§ Direction
Starting at the first line of the data, please print exactly those lines through the one that holds "(0,0) rectangle (11.5,-22.475);", omitting every picture.

>> begin Entries supplied

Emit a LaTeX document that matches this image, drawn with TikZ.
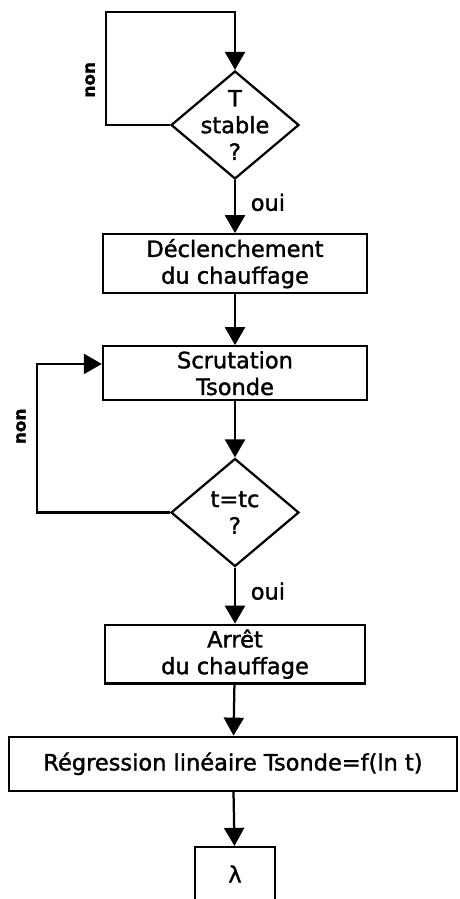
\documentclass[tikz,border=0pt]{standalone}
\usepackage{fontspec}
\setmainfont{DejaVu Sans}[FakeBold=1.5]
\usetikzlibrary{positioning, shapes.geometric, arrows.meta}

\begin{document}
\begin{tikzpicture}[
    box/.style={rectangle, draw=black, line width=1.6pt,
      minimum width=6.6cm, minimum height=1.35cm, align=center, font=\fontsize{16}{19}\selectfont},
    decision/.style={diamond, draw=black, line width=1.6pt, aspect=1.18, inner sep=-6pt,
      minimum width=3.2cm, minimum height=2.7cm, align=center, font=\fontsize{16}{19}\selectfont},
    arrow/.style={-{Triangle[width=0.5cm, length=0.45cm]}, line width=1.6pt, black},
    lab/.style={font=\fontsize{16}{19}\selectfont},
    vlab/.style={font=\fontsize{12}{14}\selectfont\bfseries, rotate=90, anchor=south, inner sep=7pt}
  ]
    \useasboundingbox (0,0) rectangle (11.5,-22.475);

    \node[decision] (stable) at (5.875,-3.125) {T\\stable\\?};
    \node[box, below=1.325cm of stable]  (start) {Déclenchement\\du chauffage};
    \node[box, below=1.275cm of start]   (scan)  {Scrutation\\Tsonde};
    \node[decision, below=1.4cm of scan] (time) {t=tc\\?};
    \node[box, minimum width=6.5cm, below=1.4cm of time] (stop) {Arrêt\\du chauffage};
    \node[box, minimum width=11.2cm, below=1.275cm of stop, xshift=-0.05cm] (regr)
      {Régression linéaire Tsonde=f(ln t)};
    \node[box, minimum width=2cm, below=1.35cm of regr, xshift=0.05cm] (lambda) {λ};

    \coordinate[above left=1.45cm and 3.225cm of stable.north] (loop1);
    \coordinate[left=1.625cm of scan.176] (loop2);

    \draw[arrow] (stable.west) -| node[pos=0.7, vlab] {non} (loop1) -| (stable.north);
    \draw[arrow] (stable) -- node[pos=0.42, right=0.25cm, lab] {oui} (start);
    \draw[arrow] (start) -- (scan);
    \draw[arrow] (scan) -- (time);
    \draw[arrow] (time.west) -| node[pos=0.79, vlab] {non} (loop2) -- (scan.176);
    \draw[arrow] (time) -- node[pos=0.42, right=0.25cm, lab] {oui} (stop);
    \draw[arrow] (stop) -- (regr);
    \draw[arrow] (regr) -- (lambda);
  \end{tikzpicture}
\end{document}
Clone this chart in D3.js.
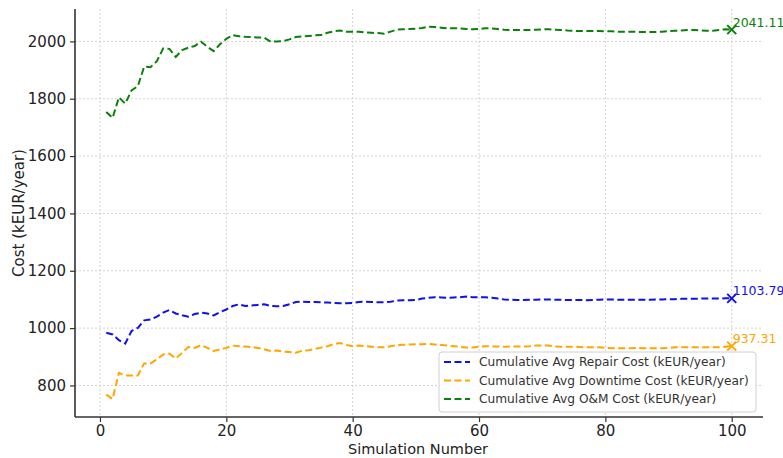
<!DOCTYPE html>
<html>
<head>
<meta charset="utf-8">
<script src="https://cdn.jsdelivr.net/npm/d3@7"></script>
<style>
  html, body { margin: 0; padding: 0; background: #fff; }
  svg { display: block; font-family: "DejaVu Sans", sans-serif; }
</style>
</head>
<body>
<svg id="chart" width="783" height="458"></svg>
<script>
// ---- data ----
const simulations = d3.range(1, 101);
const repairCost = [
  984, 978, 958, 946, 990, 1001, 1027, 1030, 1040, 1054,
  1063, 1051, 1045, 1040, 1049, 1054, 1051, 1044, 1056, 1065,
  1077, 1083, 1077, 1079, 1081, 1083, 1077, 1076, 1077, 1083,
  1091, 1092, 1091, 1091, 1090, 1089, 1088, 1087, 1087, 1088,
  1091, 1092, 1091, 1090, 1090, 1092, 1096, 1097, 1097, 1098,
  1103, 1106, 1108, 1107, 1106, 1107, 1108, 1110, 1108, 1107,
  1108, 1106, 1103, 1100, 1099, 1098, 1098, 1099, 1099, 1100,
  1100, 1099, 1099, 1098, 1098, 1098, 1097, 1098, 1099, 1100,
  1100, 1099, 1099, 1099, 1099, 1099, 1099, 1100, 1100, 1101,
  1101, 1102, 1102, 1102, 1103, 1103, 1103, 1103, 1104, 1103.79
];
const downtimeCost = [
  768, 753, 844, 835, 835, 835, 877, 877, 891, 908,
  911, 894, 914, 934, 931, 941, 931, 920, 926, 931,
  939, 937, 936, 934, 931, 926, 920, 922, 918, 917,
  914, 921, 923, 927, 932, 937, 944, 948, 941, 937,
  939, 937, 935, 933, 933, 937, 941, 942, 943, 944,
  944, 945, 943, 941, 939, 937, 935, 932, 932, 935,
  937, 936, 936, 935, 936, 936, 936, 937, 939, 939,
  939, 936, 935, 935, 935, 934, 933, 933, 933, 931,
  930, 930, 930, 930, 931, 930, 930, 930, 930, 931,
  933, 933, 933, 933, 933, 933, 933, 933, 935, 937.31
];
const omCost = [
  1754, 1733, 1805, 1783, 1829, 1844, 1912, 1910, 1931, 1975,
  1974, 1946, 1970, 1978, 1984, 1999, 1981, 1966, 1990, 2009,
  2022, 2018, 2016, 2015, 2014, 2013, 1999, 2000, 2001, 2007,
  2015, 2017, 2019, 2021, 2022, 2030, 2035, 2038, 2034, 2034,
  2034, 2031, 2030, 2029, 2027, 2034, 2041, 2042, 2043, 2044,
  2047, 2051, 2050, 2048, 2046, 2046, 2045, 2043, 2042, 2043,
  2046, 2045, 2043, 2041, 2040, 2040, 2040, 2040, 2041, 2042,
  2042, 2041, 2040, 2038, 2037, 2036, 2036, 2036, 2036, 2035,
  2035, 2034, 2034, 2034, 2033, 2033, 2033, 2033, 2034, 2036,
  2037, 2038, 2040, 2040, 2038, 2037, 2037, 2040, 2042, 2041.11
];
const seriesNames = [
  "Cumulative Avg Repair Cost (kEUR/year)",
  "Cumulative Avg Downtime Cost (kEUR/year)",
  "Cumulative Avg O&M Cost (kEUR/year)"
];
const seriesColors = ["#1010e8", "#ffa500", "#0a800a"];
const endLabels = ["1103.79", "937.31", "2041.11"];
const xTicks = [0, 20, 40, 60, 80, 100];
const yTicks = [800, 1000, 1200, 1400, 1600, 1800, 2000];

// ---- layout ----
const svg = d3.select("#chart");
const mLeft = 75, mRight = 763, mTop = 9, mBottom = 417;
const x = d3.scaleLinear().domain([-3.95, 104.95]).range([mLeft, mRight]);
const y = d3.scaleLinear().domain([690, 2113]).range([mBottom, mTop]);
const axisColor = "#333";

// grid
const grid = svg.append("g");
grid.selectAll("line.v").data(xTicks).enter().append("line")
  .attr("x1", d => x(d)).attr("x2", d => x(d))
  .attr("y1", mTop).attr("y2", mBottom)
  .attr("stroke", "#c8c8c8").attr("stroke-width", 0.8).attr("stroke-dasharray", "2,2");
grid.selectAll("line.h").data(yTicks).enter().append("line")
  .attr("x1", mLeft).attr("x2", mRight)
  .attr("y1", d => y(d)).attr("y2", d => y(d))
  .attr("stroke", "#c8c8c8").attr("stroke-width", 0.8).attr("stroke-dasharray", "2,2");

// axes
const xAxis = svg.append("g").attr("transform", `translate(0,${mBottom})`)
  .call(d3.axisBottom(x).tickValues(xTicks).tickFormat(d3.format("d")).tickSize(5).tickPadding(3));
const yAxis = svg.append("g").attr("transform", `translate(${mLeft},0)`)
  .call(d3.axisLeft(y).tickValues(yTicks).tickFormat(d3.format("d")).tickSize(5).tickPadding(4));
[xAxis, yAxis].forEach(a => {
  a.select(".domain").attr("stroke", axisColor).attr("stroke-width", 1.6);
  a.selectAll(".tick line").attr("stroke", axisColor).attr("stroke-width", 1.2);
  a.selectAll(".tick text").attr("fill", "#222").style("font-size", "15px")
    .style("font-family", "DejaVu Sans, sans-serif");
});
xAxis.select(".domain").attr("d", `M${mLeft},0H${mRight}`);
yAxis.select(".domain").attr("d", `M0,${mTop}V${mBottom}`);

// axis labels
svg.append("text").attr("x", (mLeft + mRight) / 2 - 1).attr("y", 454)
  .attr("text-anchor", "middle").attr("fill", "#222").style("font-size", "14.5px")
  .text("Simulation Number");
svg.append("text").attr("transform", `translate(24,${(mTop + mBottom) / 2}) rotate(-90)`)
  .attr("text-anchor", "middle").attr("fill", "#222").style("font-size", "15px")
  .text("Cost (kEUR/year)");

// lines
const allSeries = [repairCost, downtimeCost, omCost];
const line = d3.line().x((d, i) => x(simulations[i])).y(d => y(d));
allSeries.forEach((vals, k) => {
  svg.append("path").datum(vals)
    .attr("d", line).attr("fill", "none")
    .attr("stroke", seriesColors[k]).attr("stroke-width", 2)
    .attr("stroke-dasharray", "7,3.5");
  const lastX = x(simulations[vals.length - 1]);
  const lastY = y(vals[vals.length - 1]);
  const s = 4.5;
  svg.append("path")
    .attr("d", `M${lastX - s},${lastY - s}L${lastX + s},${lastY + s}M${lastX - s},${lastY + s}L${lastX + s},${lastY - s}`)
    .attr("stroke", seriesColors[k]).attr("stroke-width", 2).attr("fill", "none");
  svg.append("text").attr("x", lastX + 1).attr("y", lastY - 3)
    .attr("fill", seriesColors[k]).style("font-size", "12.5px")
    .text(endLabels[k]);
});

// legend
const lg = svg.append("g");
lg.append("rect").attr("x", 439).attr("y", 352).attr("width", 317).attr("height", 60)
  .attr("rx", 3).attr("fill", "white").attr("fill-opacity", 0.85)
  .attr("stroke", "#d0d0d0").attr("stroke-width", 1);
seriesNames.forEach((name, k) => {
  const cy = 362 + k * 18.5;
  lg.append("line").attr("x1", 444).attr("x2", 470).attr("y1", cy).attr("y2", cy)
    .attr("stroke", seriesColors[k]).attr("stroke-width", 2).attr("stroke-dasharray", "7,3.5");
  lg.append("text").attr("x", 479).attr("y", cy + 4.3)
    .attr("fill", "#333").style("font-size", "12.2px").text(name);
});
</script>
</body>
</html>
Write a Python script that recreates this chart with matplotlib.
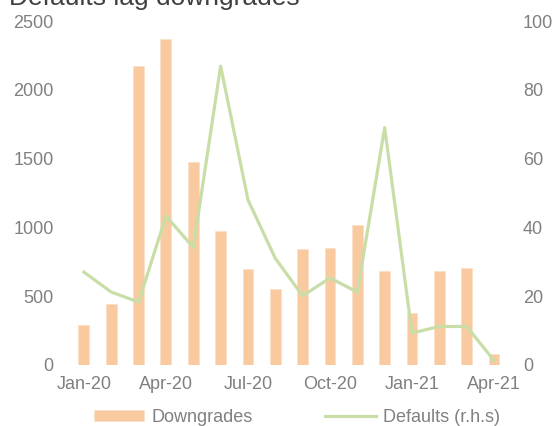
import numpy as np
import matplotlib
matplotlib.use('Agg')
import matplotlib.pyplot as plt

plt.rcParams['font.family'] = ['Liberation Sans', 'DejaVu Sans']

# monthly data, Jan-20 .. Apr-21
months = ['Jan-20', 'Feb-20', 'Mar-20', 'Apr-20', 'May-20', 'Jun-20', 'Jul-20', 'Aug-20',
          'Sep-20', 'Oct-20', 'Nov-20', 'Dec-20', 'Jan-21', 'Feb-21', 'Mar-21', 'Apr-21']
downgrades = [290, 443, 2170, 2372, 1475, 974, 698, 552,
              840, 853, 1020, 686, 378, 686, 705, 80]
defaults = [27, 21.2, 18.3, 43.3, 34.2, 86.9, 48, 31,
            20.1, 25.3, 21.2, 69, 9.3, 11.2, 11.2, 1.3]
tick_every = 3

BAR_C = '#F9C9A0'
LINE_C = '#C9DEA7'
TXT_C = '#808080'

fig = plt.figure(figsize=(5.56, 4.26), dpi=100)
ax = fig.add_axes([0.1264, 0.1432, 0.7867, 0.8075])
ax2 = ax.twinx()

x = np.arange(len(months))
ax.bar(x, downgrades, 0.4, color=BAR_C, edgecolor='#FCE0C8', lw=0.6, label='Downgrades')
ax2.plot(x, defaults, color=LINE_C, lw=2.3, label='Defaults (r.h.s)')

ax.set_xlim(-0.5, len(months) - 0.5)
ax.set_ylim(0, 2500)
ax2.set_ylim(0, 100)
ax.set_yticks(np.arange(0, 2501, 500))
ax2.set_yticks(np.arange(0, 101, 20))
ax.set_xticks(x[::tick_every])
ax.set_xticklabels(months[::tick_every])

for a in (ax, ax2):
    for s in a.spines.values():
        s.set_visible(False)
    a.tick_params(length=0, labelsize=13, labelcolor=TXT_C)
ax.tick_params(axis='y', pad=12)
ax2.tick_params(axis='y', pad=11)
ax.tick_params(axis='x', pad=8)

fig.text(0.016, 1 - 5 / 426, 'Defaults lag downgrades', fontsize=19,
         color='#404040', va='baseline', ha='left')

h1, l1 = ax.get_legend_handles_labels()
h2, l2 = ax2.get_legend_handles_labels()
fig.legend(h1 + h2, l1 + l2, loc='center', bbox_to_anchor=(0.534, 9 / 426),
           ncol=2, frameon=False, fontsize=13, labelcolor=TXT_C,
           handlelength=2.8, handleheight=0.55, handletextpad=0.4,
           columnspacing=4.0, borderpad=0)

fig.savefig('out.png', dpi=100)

>> end Entries supplied

§ Written solution
Emit a LaTeX document that matches this image, drawn with TikZ.
\documentclass[tikz,border=0pt]{standalone}
\usepackage{fontspec}
\setmainfont{DejaVu Sans}[FakeBold=1.5]
\usetikzlibrary{positioning, shapes.geometric, arrows.meta}

\begin{document}
\begin{tikzpicture}[
    box/.style={rectangle, draw=black, line width=1.6pt,
      minimum width=6.6cm, minimum height=1.35cm, align=center, font=\fontsize{16}{19}\selectfont},
    decision/.style={diamond, draw=black, line width=1.6pt, aspect=1.18, inner sep=-6pt,
      minimum width=3.2cm, minimum height=2.7cm, align=center, font=\fontsize{16}{19}\selectfont},
    arrow/.style={-{Triangle[width=0.5cm, length=0.45cm]}, line width=1.6pt, black},
    lab/.style={font=\fontsize{16}{19}\selectfont},
    vlab/.style={font=\fontsize{12}{14}\selectfont\bfseries, rotate=90, anchor=south, inner sep=7pt}
  ]
    \useasboundingbox (0,0) rectangle (11.5,-22.475);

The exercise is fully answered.